DATASET RECORDS:
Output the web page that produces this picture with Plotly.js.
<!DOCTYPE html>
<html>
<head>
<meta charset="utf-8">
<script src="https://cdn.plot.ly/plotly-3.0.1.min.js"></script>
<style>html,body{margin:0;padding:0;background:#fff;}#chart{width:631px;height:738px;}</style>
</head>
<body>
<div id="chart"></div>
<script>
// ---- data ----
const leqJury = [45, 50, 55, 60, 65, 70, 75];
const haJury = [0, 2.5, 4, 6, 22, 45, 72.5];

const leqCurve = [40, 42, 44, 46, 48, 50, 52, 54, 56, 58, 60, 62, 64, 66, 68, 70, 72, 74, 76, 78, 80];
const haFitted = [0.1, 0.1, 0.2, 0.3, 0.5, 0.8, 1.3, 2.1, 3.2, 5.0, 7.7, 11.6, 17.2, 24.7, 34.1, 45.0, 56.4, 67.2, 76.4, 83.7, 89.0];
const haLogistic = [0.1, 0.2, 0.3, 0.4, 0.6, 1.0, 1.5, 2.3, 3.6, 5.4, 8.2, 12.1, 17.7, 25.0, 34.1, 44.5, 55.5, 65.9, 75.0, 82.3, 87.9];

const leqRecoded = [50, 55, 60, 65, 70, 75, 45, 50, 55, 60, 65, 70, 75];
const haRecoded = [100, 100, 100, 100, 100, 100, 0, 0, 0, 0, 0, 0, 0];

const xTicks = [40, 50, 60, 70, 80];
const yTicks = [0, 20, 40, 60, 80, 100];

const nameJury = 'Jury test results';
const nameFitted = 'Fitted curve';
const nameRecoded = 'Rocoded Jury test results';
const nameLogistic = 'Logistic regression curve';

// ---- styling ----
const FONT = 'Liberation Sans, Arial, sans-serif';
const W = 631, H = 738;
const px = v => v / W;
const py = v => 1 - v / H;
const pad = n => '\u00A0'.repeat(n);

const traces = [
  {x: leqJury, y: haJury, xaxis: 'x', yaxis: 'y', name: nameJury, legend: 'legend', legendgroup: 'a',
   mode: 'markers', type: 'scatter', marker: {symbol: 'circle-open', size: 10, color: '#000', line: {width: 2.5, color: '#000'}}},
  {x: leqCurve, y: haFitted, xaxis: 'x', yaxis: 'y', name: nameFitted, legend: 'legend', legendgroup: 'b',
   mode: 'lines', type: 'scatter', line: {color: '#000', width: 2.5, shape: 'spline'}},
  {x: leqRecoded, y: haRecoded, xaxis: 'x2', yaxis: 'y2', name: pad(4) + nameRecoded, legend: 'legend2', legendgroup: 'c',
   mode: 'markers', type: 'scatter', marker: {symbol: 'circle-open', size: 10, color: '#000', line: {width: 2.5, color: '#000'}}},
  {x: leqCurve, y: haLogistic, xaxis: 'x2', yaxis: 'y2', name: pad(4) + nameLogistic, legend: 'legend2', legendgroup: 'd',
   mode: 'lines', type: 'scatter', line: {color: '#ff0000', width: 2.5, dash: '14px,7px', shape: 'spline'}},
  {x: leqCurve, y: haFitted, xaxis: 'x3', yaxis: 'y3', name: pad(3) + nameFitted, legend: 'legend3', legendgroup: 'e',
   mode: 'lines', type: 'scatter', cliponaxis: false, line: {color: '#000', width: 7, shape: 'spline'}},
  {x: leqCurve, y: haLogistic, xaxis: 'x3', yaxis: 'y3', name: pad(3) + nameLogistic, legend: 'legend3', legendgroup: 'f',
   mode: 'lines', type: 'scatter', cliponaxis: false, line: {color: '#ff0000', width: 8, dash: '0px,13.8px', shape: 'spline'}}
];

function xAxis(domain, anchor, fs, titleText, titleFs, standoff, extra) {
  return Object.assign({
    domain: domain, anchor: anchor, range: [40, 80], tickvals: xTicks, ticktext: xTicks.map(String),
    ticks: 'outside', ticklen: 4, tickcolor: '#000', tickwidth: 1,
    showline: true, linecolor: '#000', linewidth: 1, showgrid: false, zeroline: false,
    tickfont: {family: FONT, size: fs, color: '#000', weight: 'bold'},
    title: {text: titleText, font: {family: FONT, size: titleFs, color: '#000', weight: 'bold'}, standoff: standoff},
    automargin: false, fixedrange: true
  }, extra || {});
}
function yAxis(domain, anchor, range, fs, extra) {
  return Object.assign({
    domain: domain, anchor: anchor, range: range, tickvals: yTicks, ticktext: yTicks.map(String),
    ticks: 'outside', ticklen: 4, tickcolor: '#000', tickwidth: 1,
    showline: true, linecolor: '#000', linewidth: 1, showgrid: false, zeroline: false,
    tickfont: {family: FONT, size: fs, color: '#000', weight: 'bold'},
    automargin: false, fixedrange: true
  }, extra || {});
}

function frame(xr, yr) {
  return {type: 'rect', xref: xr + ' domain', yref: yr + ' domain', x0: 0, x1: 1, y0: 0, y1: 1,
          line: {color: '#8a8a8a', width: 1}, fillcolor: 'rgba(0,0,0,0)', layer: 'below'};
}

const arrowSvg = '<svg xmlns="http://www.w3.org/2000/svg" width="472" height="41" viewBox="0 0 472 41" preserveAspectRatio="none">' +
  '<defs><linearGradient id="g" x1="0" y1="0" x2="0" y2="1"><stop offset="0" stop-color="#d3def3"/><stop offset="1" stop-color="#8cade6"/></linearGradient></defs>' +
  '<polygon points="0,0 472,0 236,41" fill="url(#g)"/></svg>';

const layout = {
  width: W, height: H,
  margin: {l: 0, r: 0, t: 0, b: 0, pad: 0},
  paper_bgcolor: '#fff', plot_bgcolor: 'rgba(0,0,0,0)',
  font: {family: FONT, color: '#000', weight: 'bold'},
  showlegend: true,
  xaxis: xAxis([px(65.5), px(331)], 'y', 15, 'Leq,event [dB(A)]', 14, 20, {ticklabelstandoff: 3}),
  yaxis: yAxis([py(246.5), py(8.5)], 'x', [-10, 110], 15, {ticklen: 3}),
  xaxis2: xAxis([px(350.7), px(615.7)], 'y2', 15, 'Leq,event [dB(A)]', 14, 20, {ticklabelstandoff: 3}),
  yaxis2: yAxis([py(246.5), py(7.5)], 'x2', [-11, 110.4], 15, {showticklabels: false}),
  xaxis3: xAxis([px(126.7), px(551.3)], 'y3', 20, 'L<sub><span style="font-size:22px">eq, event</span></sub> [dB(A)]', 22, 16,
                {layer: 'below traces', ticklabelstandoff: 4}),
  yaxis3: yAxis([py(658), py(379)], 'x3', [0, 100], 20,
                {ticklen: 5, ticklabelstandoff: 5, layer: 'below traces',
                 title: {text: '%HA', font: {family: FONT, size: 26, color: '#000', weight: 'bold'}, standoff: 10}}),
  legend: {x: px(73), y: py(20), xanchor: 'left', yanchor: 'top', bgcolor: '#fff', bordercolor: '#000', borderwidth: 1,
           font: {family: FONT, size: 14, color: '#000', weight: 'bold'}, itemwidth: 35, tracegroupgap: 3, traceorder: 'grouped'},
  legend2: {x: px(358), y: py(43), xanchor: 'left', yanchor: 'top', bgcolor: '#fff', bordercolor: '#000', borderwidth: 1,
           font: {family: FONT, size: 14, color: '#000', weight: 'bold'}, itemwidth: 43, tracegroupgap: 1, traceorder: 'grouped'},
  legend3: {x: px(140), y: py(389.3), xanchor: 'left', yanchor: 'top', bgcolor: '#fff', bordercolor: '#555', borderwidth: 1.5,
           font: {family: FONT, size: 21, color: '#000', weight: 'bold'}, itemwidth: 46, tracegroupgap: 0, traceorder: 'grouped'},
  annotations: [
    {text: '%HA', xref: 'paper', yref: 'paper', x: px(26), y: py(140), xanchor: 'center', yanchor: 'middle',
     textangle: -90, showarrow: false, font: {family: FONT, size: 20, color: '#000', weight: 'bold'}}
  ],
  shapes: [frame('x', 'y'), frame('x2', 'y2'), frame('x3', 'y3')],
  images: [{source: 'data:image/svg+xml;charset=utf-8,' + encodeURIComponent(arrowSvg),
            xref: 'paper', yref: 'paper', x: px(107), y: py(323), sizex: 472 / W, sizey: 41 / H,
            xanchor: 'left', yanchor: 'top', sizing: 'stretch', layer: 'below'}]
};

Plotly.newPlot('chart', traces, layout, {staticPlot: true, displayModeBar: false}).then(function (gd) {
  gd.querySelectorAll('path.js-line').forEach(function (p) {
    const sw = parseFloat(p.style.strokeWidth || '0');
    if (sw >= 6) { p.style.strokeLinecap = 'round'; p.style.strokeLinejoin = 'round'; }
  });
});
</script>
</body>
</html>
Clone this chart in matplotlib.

TASK: Exactly as they stand, please print the lines from the first line of the records above down to the line that includes "const yTicks = [0, 20, 40, 60, 80, 100];", both of those included and no others.

THE REPLY:
Output the web page that produces this picture with Plotly.js.
<!DOCTYPE html>
<html>
<head>
<meta charset="utf-8">
<script src="https://cdn.plot.ly/plotly-3.0.1.min.js"></script>
<style>html,body{margin:0;padding:0;background:#fff;}#chart{width:631px;height:738px;}</style>
</head>
<body>
<div id="chart"></div>
<script>
// ---- data ----
const leqJury = [45, 50, 55, 60, 65, 70, 75];
const haJury = [0, 2.5, 4, 6, 22, 45, 72.5];

const leqCurve = [40, 42, 44, 46, 48, 50, 52, 54, 56, 58, 60, 62, 64, 66, 68, 70, 72, 74, 76, 78, 80];
const haFitted = [0.1, 0.1, 0.2, 0.3, 0.5, 0.8, 1.3, 2.1, 3.2, 5.0, 7.7, 11.6, 17.2, 24.7, 34.1, 45.0, 56.4, 67.2, 76.4, 83.7, 89.0];
const haLogistic = [0.1, 0.2, 0.3, 0.4, 0.6, 1.0, 1.5, 2.3, 3.6, 5.4, 8.2, 12.1, 17.7, 25.0, 34.1, 44.5, 55.5, 65.9, 75.0, 82.3, 87.9];

const leqRecoded = [50, 55, 60, 65, 70, 75, 45, 50, 55, 60, 65, 70, 75];
const haRecoded = [100, 100, 100, 100, 100, 100, 0, 0, 0, 0, 0, 0, 0];

const xTicks = [40, 50, 60, 70, 80];
const yTicks = [0, 20, 40, 60, 80, 100];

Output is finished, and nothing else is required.